▸ What you have to do: In the data below, locate the line containing "Write the Plotly.js code for this chart." and the line containing "const cats = closed(categories);", then retype both and everything between them exactly. Pictures are not part of the copy.

(Items from a dataset)

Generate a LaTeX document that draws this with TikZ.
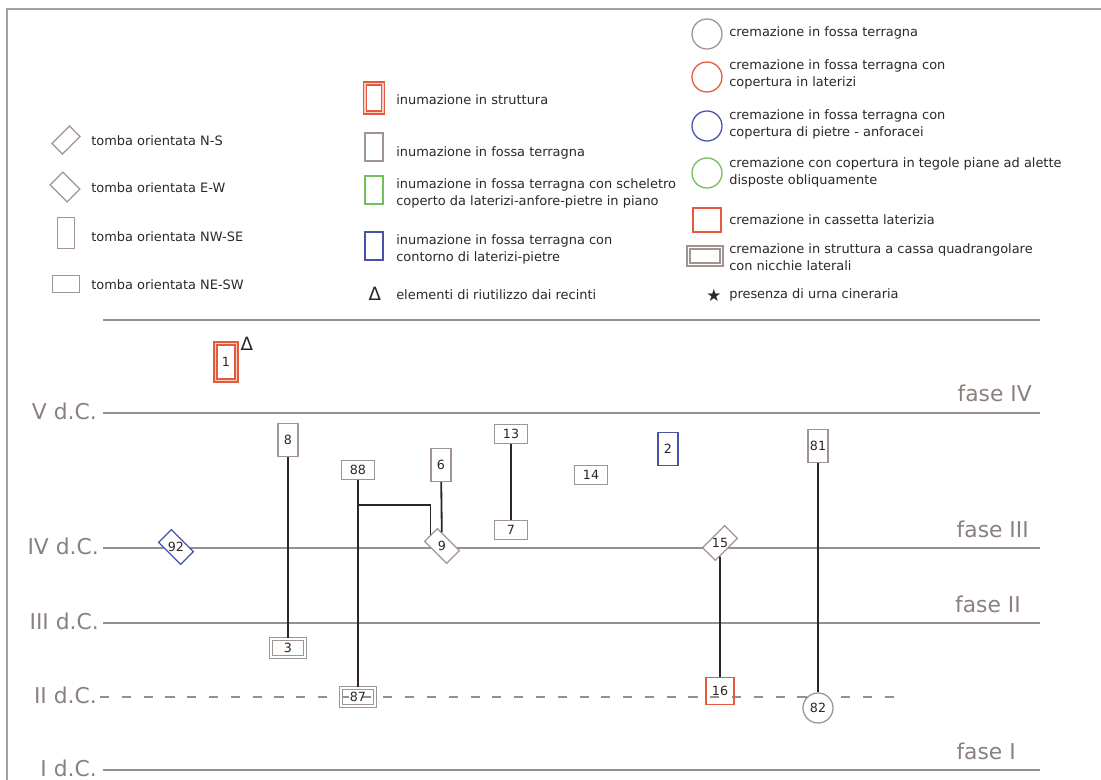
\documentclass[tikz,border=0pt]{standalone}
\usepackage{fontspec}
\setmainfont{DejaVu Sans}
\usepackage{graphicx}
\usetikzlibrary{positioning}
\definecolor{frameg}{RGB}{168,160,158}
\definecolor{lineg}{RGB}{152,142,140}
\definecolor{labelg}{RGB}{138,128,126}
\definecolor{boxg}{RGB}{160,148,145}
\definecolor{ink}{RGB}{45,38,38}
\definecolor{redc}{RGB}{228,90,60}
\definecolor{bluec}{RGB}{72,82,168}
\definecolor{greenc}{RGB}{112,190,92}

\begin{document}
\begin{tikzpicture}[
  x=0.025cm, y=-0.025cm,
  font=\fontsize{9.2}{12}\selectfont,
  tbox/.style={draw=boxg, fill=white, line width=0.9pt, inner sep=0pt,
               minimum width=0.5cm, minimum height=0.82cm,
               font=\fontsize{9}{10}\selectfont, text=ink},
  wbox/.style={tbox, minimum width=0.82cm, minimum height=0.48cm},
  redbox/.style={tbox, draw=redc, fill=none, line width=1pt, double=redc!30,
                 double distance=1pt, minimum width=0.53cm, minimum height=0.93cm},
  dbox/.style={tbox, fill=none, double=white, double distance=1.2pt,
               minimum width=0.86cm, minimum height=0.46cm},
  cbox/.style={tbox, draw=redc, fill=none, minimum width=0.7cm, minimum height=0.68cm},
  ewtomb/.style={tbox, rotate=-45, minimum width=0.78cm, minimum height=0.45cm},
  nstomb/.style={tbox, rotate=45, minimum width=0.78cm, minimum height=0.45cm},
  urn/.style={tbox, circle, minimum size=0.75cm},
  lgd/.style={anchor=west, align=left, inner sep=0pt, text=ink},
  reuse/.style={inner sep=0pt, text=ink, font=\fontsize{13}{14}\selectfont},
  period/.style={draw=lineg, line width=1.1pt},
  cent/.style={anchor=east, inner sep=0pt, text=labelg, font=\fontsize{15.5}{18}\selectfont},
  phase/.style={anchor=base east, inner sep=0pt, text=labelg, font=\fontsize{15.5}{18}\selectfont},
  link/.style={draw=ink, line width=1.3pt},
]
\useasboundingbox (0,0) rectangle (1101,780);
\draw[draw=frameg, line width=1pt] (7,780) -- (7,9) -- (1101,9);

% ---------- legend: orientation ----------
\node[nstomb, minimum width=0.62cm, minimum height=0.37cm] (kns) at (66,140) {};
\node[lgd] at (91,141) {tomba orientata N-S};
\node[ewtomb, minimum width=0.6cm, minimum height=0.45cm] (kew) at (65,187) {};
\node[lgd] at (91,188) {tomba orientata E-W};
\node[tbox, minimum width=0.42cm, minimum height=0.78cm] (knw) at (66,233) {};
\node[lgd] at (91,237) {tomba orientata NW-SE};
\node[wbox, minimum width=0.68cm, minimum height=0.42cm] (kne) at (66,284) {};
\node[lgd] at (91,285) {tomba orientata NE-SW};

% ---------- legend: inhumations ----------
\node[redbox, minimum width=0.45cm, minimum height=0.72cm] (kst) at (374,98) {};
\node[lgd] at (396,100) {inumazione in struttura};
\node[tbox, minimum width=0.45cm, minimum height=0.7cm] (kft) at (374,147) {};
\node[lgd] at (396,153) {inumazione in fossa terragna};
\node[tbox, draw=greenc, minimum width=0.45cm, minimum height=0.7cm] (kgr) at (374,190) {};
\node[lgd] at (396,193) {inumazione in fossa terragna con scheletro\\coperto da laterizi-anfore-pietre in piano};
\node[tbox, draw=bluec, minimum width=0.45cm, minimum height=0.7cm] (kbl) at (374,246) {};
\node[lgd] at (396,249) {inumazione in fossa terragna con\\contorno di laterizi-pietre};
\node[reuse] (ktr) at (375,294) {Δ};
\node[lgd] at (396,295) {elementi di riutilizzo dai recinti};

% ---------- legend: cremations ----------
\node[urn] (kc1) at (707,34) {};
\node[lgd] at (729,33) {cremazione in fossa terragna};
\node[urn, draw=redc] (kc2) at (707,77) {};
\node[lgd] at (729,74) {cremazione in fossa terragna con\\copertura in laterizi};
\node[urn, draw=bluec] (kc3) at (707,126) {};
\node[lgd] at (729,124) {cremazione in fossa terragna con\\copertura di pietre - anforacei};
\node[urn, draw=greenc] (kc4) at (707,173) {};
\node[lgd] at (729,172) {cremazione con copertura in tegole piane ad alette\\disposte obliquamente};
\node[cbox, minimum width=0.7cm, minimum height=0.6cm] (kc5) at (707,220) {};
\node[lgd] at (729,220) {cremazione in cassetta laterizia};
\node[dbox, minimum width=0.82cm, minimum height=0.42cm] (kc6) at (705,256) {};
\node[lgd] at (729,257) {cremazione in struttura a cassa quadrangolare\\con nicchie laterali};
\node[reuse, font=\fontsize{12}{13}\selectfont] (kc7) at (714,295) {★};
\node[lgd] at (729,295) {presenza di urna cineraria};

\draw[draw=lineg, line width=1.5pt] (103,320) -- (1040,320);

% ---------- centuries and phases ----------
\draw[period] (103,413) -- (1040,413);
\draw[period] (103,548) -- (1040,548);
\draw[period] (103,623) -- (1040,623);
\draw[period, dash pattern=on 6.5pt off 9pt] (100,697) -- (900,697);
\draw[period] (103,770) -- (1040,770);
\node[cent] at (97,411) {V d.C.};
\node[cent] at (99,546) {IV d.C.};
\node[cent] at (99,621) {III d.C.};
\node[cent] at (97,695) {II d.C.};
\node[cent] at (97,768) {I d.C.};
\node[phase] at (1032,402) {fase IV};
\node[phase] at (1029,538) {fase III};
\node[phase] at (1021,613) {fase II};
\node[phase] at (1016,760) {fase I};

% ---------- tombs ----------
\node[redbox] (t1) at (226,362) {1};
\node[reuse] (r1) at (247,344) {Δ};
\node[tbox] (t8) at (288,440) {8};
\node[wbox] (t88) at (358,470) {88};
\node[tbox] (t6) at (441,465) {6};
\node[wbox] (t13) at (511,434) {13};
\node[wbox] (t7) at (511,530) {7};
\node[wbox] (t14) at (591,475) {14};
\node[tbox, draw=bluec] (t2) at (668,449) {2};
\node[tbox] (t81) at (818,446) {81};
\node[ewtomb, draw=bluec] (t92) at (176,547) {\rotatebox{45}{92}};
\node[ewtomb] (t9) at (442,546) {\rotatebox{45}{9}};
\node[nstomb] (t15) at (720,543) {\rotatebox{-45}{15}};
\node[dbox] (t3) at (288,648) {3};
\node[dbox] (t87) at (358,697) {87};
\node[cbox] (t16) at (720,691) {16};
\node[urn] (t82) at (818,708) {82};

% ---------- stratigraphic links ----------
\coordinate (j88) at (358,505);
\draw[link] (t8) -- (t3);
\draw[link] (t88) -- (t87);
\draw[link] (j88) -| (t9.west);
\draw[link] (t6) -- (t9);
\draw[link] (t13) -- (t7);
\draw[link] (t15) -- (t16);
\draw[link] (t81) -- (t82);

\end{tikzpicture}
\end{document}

--

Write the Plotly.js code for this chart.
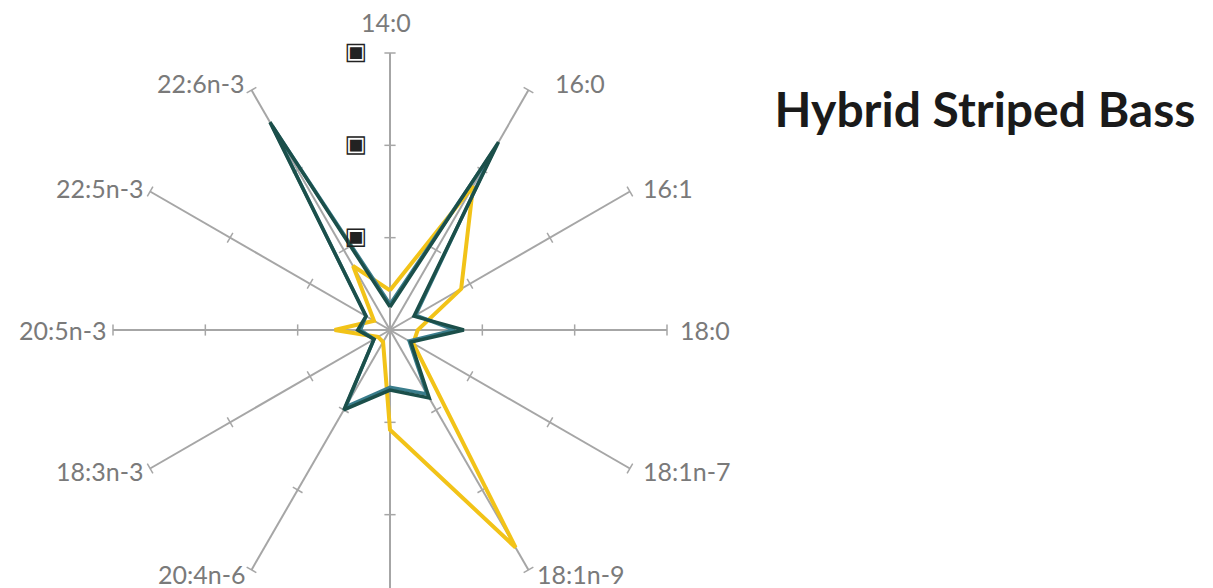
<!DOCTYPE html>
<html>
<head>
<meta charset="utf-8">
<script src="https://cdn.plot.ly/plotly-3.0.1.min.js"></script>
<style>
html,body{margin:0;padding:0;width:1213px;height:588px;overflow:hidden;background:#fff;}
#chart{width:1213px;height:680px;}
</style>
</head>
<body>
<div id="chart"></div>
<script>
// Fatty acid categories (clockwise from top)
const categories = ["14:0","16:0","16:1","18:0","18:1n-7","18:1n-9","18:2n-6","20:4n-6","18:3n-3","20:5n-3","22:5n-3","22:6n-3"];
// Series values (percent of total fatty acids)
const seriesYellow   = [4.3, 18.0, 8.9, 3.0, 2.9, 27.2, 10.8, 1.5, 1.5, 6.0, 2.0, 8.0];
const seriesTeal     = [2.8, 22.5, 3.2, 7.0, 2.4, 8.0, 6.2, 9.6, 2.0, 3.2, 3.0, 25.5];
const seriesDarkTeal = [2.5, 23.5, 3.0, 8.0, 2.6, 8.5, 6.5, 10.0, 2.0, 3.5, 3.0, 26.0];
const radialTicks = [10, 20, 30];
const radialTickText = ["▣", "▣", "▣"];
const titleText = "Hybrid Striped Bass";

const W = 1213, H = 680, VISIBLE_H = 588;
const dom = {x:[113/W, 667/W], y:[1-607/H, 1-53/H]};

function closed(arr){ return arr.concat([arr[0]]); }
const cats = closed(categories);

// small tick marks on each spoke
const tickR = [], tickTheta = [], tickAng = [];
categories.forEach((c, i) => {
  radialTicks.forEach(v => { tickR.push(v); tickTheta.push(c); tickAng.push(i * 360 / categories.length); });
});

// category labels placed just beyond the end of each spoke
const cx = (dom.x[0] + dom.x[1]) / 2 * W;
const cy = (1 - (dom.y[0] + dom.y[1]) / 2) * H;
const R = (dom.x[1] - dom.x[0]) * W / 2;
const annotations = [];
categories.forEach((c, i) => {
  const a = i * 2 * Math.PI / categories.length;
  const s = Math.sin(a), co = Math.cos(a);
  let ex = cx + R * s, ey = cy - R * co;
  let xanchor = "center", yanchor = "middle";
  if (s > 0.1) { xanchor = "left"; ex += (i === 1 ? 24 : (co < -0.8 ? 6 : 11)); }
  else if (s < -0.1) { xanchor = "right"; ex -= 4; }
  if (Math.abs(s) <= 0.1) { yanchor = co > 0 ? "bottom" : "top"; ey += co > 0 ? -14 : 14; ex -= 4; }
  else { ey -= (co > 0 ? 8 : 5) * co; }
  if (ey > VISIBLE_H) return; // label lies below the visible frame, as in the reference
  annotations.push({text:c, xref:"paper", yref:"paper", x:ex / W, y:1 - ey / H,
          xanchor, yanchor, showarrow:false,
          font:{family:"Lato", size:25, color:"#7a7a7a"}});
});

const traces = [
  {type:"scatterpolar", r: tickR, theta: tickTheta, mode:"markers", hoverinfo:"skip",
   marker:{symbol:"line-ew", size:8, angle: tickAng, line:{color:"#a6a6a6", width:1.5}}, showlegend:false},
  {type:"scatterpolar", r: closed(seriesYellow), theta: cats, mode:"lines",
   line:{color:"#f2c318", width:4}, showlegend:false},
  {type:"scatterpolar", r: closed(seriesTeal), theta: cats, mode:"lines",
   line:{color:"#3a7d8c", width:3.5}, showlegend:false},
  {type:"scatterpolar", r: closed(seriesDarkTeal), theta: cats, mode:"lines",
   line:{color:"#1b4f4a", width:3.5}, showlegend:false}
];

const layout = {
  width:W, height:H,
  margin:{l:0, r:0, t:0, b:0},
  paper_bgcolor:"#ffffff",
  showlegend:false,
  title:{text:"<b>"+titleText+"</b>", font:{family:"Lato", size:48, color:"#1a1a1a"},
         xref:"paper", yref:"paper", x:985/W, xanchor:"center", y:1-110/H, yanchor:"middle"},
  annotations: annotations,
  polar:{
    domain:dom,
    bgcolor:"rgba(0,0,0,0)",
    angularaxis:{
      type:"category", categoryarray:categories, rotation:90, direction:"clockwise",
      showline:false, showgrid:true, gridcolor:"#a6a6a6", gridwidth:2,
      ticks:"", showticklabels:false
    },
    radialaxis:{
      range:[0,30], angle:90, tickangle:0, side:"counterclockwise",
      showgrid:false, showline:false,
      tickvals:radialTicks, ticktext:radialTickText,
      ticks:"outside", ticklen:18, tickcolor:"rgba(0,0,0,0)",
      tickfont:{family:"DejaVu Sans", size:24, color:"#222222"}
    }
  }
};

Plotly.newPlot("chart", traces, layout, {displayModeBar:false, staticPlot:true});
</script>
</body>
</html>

▸ Full output:
Write the Plotly.js code for this chart.
<!DOCTYPE html>
<html>
<head>
<meta charset="utf-8">
<script src="https://cdn.plot.ly/plotly-3.0.1.min.js"></script>
<style>
html,body{margin:0;padding:0;width:1213px;height:588px;overflow:hidden;background:#fff;}
#chart{width:1213px;height:680px;}
</style>
</head>
<body>
<div id="chart"></div>
<script>
// Fatty acid categories (clockwise from top)
const categories = ["14:0","16:0","16:1","18:0","18:1n-7","18:1n-9","18:2n-6","20:4n-6","18:3n-3","20:5n-3","22:5n-3","22:6n-3"];
// Series values (percent of total fatty acids)
const seriesYellow   = [4.3, 18.0, 8.9, 3.0, 2.9, 27.2, 10.8, 1.5, 1.5, 6.0, 2.0, 8.0];
const seriesTeal     = [2.8, 22.5, 3.2, 7.0, 2.4, 8.0, 6.2, 9.6, 2.0, 3.2, 3.0, 25.5];
const seriesDarkTeal = [2.5, 23.5, 3.0, 8.0, 2.6, 8.5, 6.5, 10.0, 2.0, 3.5, 3.0, 26.0];
const radialTicks = [10, 20, 30];
const radialTickText = ["▣", "▣", "▣"];
const titleText = "Hybrid Striped Bass";

const W = 1213, H = 680, VISIBLE_H = 588;
const dom = {x:[113/W, 667/W], y:[1-607/H, 1-53/H]};

function closed(arr){ return arr.concat([arr[0]]); }
const cats = closed(categories);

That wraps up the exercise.